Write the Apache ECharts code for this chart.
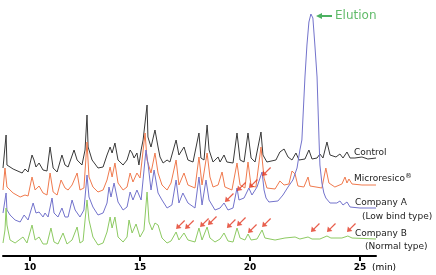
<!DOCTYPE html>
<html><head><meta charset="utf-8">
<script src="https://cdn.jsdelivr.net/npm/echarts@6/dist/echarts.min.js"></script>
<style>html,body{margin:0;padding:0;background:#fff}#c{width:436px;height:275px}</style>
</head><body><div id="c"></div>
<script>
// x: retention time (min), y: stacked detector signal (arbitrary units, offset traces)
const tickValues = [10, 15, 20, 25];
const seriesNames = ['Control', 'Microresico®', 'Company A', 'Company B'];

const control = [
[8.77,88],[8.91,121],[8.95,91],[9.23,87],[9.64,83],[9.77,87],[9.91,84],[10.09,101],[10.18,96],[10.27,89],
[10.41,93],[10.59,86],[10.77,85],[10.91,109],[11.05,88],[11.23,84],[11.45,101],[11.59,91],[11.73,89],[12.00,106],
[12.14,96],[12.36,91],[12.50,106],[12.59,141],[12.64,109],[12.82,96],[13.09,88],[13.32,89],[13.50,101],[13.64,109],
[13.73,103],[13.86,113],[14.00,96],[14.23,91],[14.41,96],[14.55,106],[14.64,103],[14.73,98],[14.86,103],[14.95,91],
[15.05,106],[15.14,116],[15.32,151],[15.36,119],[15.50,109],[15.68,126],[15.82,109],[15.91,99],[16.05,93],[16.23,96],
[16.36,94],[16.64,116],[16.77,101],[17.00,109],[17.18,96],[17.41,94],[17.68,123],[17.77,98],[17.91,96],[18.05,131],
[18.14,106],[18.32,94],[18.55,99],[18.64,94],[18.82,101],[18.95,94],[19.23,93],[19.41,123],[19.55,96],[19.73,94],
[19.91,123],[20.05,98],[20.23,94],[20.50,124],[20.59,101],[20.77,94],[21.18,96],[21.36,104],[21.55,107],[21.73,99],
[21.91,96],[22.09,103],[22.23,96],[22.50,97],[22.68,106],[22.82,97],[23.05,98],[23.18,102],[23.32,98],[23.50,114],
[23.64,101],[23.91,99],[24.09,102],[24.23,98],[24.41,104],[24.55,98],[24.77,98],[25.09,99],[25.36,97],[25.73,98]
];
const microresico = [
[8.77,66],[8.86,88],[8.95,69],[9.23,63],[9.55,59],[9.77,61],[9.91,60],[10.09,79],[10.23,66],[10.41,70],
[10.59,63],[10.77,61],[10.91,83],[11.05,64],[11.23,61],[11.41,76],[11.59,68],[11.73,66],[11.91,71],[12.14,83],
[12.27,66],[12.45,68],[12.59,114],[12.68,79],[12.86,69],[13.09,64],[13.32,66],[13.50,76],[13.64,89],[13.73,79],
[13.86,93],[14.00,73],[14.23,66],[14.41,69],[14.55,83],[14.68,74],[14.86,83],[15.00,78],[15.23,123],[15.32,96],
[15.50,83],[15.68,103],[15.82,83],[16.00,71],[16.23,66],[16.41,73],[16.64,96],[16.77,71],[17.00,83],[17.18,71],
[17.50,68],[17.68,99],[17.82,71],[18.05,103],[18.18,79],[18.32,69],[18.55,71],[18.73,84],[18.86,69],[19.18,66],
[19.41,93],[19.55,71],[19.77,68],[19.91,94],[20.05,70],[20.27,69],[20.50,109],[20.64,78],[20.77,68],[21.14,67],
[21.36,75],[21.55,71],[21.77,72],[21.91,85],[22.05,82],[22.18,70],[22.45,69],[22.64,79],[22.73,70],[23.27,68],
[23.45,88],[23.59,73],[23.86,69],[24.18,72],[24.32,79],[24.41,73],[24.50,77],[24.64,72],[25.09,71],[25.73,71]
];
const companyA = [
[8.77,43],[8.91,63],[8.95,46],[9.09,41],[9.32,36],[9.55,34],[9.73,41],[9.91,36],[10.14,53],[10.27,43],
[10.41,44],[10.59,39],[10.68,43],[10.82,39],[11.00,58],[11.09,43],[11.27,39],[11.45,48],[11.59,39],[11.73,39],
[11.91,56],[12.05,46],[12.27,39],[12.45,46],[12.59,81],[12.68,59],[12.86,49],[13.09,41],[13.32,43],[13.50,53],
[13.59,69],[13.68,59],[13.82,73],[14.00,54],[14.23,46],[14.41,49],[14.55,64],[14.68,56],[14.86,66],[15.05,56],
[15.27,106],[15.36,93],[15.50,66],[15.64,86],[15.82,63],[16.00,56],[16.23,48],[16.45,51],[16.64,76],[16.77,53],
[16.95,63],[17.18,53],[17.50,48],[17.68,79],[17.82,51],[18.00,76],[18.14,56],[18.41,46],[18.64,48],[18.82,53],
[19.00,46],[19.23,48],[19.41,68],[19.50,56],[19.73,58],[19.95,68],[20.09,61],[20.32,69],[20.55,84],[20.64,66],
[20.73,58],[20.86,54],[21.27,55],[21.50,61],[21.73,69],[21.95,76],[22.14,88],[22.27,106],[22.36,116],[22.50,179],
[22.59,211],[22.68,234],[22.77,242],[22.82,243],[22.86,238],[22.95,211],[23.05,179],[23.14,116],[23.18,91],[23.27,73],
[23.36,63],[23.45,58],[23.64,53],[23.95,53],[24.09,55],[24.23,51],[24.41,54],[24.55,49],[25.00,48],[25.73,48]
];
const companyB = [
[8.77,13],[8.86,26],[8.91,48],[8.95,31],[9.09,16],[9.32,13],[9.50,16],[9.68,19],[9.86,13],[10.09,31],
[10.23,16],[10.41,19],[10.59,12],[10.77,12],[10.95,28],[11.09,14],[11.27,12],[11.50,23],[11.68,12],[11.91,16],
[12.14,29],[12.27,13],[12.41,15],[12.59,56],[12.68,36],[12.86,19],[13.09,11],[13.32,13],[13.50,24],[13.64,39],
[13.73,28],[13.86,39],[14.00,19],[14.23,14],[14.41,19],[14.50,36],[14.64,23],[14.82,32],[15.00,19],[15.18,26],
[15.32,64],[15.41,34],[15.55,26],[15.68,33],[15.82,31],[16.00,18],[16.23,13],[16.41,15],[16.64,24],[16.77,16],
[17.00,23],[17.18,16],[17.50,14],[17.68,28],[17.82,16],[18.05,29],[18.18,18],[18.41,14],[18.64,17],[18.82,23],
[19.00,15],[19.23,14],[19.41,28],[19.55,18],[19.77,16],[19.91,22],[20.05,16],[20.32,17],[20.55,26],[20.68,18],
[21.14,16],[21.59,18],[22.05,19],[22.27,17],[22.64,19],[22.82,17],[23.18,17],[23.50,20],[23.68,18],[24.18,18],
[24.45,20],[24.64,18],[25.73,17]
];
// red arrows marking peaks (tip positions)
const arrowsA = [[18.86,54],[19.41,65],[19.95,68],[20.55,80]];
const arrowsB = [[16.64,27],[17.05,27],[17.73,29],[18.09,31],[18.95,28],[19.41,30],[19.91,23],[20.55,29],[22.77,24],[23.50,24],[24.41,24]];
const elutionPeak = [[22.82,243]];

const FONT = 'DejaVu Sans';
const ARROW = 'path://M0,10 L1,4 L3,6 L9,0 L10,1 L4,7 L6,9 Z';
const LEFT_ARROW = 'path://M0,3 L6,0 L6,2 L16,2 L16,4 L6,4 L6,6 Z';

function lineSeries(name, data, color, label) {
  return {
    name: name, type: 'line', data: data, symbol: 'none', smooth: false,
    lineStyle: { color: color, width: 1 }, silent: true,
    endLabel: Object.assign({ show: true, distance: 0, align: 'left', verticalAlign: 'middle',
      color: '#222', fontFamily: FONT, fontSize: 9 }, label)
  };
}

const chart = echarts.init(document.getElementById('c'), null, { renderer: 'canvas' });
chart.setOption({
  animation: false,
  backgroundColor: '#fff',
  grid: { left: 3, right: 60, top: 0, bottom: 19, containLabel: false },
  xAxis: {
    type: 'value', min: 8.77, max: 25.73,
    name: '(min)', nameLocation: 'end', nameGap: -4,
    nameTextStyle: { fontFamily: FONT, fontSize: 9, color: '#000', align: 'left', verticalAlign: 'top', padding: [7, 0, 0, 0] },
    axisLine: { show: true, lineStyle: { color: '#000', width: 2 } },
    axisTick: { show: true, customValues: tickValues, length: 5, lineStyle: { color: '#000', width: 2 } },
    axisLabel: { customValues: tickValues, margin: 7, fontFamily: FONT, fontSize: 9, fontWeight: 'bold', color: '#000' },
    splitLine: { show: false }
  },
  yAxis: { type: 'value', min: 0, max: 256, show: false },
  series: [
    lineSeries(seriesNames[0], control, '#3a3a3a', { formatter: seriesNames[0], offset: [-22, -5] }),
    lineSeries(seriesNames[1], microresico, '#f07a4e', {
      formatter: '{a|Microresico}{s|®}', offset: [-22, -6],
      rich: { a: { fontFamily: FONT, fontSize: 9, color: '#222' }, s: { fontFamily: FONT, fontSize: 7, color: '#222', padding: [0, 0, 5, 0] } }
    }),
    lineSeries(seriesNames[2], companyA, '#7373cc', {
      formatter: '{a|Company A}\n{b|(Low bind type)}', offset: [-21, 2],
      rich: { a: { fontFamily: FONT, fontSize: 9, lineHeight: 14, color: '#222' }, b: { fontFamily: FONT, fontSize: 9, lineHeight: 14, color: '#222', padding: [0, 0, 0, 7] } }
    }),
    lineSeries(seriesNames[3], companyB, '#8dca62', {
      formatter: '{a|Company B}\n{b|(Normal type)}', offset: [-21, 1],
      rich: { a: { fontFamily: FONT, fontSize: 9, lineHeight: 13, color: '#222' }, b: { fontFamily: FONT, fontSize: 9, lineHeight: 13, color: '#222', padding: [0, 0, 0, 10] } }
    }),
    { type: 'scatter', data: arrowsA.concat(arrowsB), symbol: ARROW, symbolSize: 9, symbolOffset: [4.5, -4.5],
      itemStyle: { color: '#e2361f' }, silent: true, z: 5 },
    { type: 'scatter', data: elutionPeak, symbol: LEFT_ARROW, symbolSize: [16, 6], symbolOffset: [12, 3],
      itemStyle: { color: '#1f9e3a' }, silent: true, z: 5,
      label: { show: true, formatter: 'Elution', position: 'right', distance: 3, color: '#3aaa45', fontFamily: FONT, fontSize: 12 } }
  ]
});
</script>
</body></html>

THE REQUEST:
Extract, word for word, each line from the top of the data down to and including the line with "const seriesNames = ['Control', 'Microresico®', 'Company"; skip the pictures.

REPLY TO THE EXERCISE:
Write the Apache ECharts code for this chart.
<!DOCTYPE html>
<html><head><meta charset="utf-8">
<script src="https://cdn.jsdelivr.net/npm/echarts@6/dist/echarts.min.js"></script>
<style>html,body{margin:0;padding:0;background:#fff}#c{width:436px;height:275px}</style>
</head><body><div id="c"></div>
<script>
// x: retention time (min), y: stacked detector signal (arbitrary units, offset traces)
const tickValues = [10, 15, 20, 25];
const seriesNames = ['Control', 'Microresico®', 'Company A', 'Company B'];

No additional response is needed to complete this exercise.